More than 200 Sabbath-keepers, many crossing the border in Nicosia, the last divided city in the world, united to worship their Creator God on the historic day. Cyprus has been divided since a Turkish occupation of the northern part of the island in 1974. The south is controlled by Greek Cypriots.
This then was a high Sabbath, with morning worship crossing the divide and seeing the largest gathering in the church’s century-long presence on the Mediterranean island.
Moses Elation, 91, grandson of the first Adventist believer on this biblical island, was moved to tears by the occasion, which he attended with his wife, son, and grandson. “I thoroughly enjoyed an extremely uplifting worship, a student choir of a professional quality, and the fellowship that followed,” he said.
The Adventist Church has two churches with 87 members on Cyprus, according to the latest statistics compiled by the world church’s Office of Archives, Statistics, and Research.
The Sabbath day was more than worship and fellowship.
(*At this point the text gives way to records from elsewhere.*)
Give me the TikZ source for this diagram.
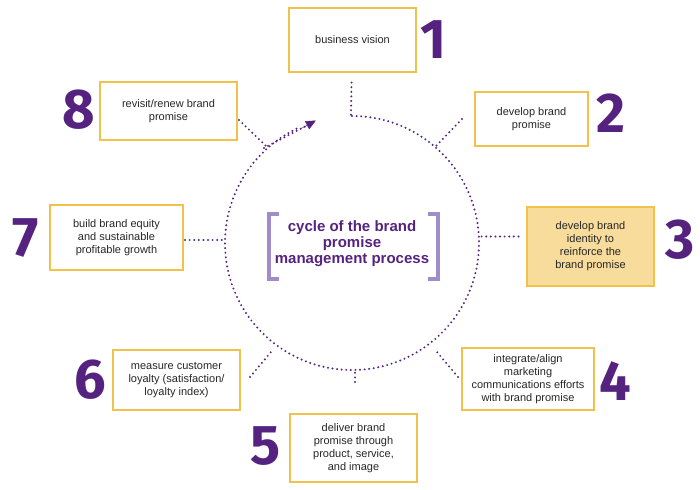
\documentclass[tikz,border=0pt]{standalone}
\usepackage{fontspec}
\setmainfont{Liberation Sans}
\newfontfamily\numfont{Fira Sans}
\usetikzlibrary{arrows.meta}
\definecolor{pur}{HTML}{55237F}
\definecolor{gold}{HTML}{F0C24B}
\definecolor{lpur}{HTML}{A08CC8}
\definecolor{fillg}{HTML}{F8DC9C}
\begin{document}
\begin{tikzpicture}[x=1pt,y=-1pt,
 box/.style={draw=gold,line width=1.2pt,align=center,font=\fontsize{11}{13}\selectfont,text=black!85,inner sep=0pt},
 num/.style={text=pur,font=\numfont\bfseries\fontsize{56}{56}\selectfont},
 dot/.style={pur,line width=2.2pt,line cap=round,dash pattern=on 0pt off 4.6pt}]
\useasboundingbox (0,0) rectangle (700,489);
\node[box,minimum width=127,minimum height=64] (b1) at (352.5,40) {business vision};
\node[box,minimum width=113,minimum height=54] (b2) at (531.5,119) {develop brand\\promise};
\node[box,fill=fillg,minimum width=127,minimum height=79] (b3) at (590.5,246.5) {develop brand\\identity to\\reinforce the\\brand promise};
\node[box,minimum width=132,minimum height=62] (b4) at (528,379) {integrate/align\\marketing\\communications efforts\\with brand promise};
\node[box,minimum width=127,minimum height=68] (b5) at (353.5,448) {deliver brand\\promise through\\product, service,\\and image};
\node[box,minimum width=127,minimum height=60] (b6) at (176.5,380) {measure customer\\loyalty (satisfaction/\\loyalty index)};
\node[box,minimum width=133,minimum height=65] (b7) at (116.5,237.5) {build brand equity\\and sustainable\\profitable growth};
\node[box,minimum width=137,minimum height=58] (b8) at (168.5,111) {revisit/renew brand\\promise};
\node[num] (n1) at (433,40) {1};
\node[num] (n2) at (611,113) {2};
\node[num] (n3) at (680,240) {3};
\node[num] (n4) at (615,381) {4};
\node[num] (n5) at (266,446) {5};
\node[num] (n6) at (90,380) {6};
\node[num] (n7) at (26,238) {7};
\node[num] (n8) at (79,110) {8};
\coordinate (c) at (352,243);
\draw[dot] (352,116) arc[start angle=-90,end angle=245,radius=127];
\draw[dot] (264,148) -- (306,126);
\coordinate (a0) at (300,129);
\coordinate (a1) at (315,121);
\draw[pur,-{Triangle[length=10pt,width=9pt]},line width=0.5pt,shorten >=-1pt] (a0) -- (a1);
\draw[dot] (b1.south) ++(-1,10) -- (351,116);
\draw[dot] (462,119) -- (436,146);
\draw[dot] (b3.west) ++(-8,-10) coordinate (p3) -- (479,236.5);
\draw[dot] (458,377) -- (437,352);
\draw[dot] (355,382) -- (355,370);
\draw[dot] (250,377) -- (271,352);
\draw[dot] (185,240) -- (225,240);
\draw[dot] (239,120) -- (266,146);
\node[text=pur,align=center,font=\bfseries\fontsize{15}{16}\selectfont] (t) at (352,244) {cycle of the brand\\promise\\management process};
\draw[lpur,line width=4pt] (279,214) -- (269,214) -- (269,279) -- (279,279);
\draw[lpur,line width=4pt] (428,214) -- (438,214) -- (438,279) -- (428,279);
\end{tikzpicture}
\end{document}
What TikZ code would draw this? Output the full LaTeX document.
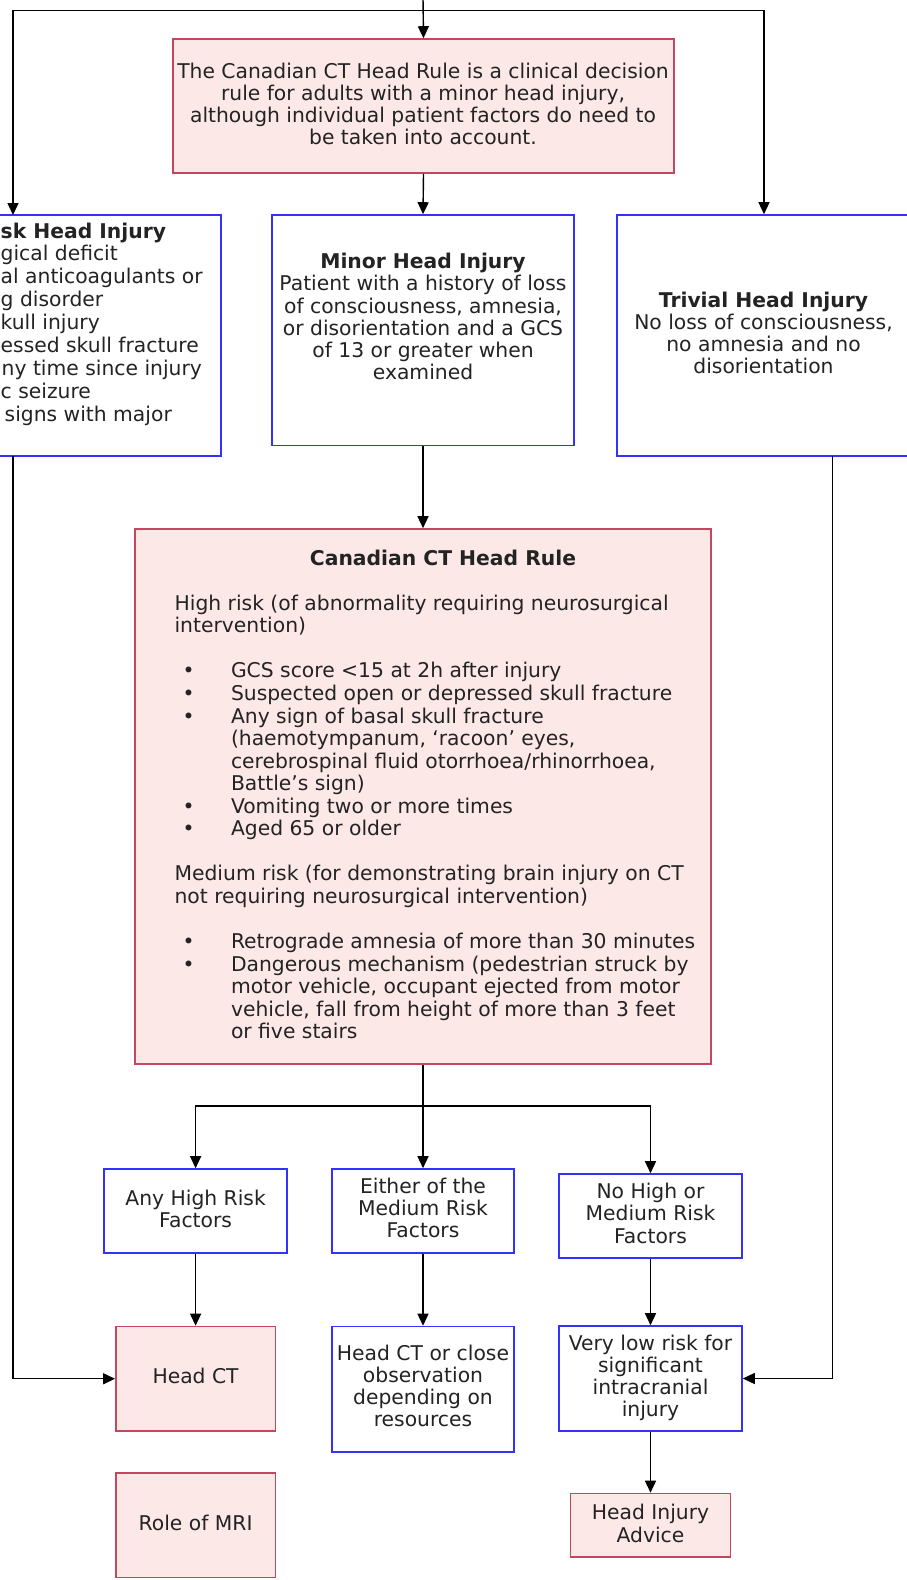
\documentclass[tikz,border=0pt]{standalone}
\usepackage{fontspec}
\setmainfont{DejaVu Sans}
\usetikzlibrary{arrows.meta}
\definecolor{pinkfill}{RGB}{253,232,232}
\definecolor{pinkline}{RGB}{196,70,95}
\definecolor{blueline}{RGB}{50,50,255}
\definecolor{txtcol}{RGB}{35,35,35}
\newcommand\mylines[6]{\foreach \s [count=\i] in {#6} {\node[txt,anchor=#5] (#1\i) at (#2,{#3+#4*(\i-1)}) {\s};}}
\begin{document}
\begin{tikzpicture}[x=1pt,y=-1pt,
  txt/.style={inner sep=0pt,font=\fontsize{20.3}{24}\selectfont,text=txtcol},
  boxbase/.style={draw,rectangle,inner sep=0pt,line width=1.6pt},
  pbox/.style={boxbase,draw=pinkline,fill=pinkfill},
  bbox/.style={boxbase,draw=blueline,fill=white},
  conn/.style={line width=1.4pt},
  arr/.style={line width=1.4pt,-{Triangle[length=12pt,width=11pt]}}]
\useasboundingbox (0,0) rectangle (907,1580);
% boxes
\node[pbox,minimum width=501pt,minimum height=134pt] (top) at (423.5,106) {};
\node[bbox,minimum width=321pt,minimum height=241pt] (high) at (60.5,335.5) {};
\node[bbox,minimum width=302pt,minimum height=230.5pt] (minor) at (423,330.25) {};
\node[bbox,minimum width=294pt,minimum height=241pt] (trivial) at (764,335.5) {};
\node[pbox,minimum width=576pt,minimum height=535pt] (rule) at (423,796.5) {};
\node[bbox,minimum width=183pt,minimum height=84pt] (anyhigh) at (195.6,1211) {};
\node[bbox,minimum width=182.5pt,minimum height=84pt] (either) at (423,1211) {};
\node[bbox,minimum width=183pt,minimum height=84pt] (nohigh) at (650.5,1216) {};
\node[pbox,minimum width=159.5pt,minimum height=104.5pt] (headct) at (195.6,1378.75) {};
\node[bbox,minimum width=182.5pt,minimum height=125.5pt] (close) at (423,1389.25) {};
\node[bbox,minimum width=183pt,minimum height=105pt] (verylow) at (650.5,1378.5) {};
\node[pbox,minimum width=159.5pt,minimum height=104.5pt] (mri) at (195.6,1525.25) {};
\node[pbox,minimum width=160pt,minimum height=63.5pt] (advice) at (650.5,1525.25) {};
% connectors
\coordinate (src) at (423,-2);
\coordinate (fork) at (423,10.7);
\coordinate (hin) at (13,215);
\coordinate (hout) at (13,456);
\coordinate (tout) at (832.5,456);
\coordinate (split) at (423,1106);
\draw[arr] (src) -- (top.north);
\draw[arr] (fork) -| (hin);
\draw[arr] (fork) -| (trivial.north);
\draw[arr] (top.south) -- (minor.north);
\draw[arr] (hout) |- (headct.west);
\draw[arr] (tout) |- (verylow.east);
\draw[arr] (minor.south) -- (rule.north);
\draw[conn] (rule.south) -- (split);
\draw[arr] (split) -| (anyhigh.north);
\draw[arr] (split) -- (either.north);
\draw[arr] (split) -| (nohigh.north);
\draw[arr] (anyhigh.south) -- (headct.north);
\draw[arr] (either.south) -- (close.north);
\draw[arr] (nohigh.south) -- (verylow.north);
\draw[arr] (verylow.south) -- (advice.north);
% texts
\mylines{tt}{423}{78.5}{22.1}{base}{{The Canadian CT Head Rule is a clinical decision},{rule for adults with a minor head injury,},{although individual patient factors do need to},{be taken into account.}}
\mylines{mn}{423}{268.7}{22.2}{base}{{\textbf{Minor Head Injury}},{Patient with a history of loss},{of consciousness, amnesia,},{or disorientation and a GCS},{of 13 or greater when},{examined}}
\mylines{tv}{763.5}{307}{22.2}{base}{{\textbf{Trivial Head Injury}},{No loss of consciousness,},{no amnesia and no},{disorientation}}
\foreach \x/\y/\t [count=\i] in {0.5/238/\textbf{sk Head Injury},0.5/260.9/gical deficit,0.5/283.8/al anticoagulants or,0.5/306.7/g disorder,0.5/329.6/kull injury,0.5/352.5/essed skull fracture,1.5/375.4/ny time since injury,0.5/398.3/c seizure,4.5/421.2/signs with major}
  {\node[txt,anchor=base west] (hl\i) at (\x,\y) {\t};}
\node[txt,anchor=base] (rt) at (443,565.2) {\textbf{Canadian CT Head Rule}};
\mylines{hr}{174.4}{610.3}{22.55}{base west}{{High risk (of abnormality requiring neurosurgical},{intervention)}}
\mylines{hb}{230.8}{677.95}{22.55}{base west}{{GCS score <15 at 2h after injury},{Suspected open or depressed skull fracture},{Any sign of basal skull fracture},{(haemotympanum, ‘racoon’ eyes,},{cerebrospinal fluid otorrhoea/rhinorrhoea,},{Battle’s sign)},{Vomiting two or more times},{Aged 65 or older}}
\mylines{mr}{174.4}{880.9}{22.55}{base west}{{Medium risk (for demonstrating brain injury on CT},{not requiring neurosurgical intervention)}}
\mylines{mb}{230.8}{948.55}{22.55}{base west}{{Retrograde amnesia of more than 30 minutes},{Dangerous mechanism (pedestrian struck by},{motor vehicle, occupant ejected from motor},{vehicle, fall from height of more than 3 feet},{or five stairs}}
\foreach \k in {3,4,5,9,10,15,16}
  {\node[txt,anchor=base] (bul\k) at (188.5,{610.3+22.55*\k}) {\textbullet};}
\mylines{ah}{195.6}{1205.3}{21.7}{base}{{Any High Risk},{Factors}}
\mylines{ei}{423}{1193.5}{22.1}{base}{{Either of the},{Medium Risk},{Factors}}
\mylines{nh}{650.5}{1198.7}{22.2}{base}{{No High or},{Medium Risk},{Factors}}
\node[txt,anchor=base] (hct) at (195.6,1383.7) {Head CT};
\mylines{cl}{423}{1360.3}{22}{base}{{Head CT or close},{observation},{depending on},{resources}}
\mylines{vl}{650.5}{1350.3}{22.2}{base}{{Very low risk for},{significant},{intracranial},{injury}}
\node[txt,anchor=base] (mritxt) at (195.6,1530.3) {Role of MRI};
\mylines{ad}{650.5}{1519.7}{22.3}{base}{{Head Injury},{Advice}}
\end{tikzpicture}
\end{document}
It also provided an opportunity for attendees to visit places associated with the biblical missionaries Paul and Barnabas, who are believed to have arrived on the island around 46 A.D. Acts 13:4-12 describes the visit, saying the two men “traveled through the whole island” and “proclaimed the word of God in the Jewish synagogues” (NIV).
It was on Cyprus that a Jewish false prophet named Bar-Jesus tried to dissuade the proconsul, Sergius Paulus, from embracing the faith taught by Paul. Paul chastised Bar-Jesus, saying, “Will you never stop perverting the right ways of the Lord?” and struck him with blindness. “When the proconsul saw what had happened, he believed,” verse 12 says.
The Adventist believers who took the Sabbath tour of the island committed their lives to the same calling of those first Christian missionaries.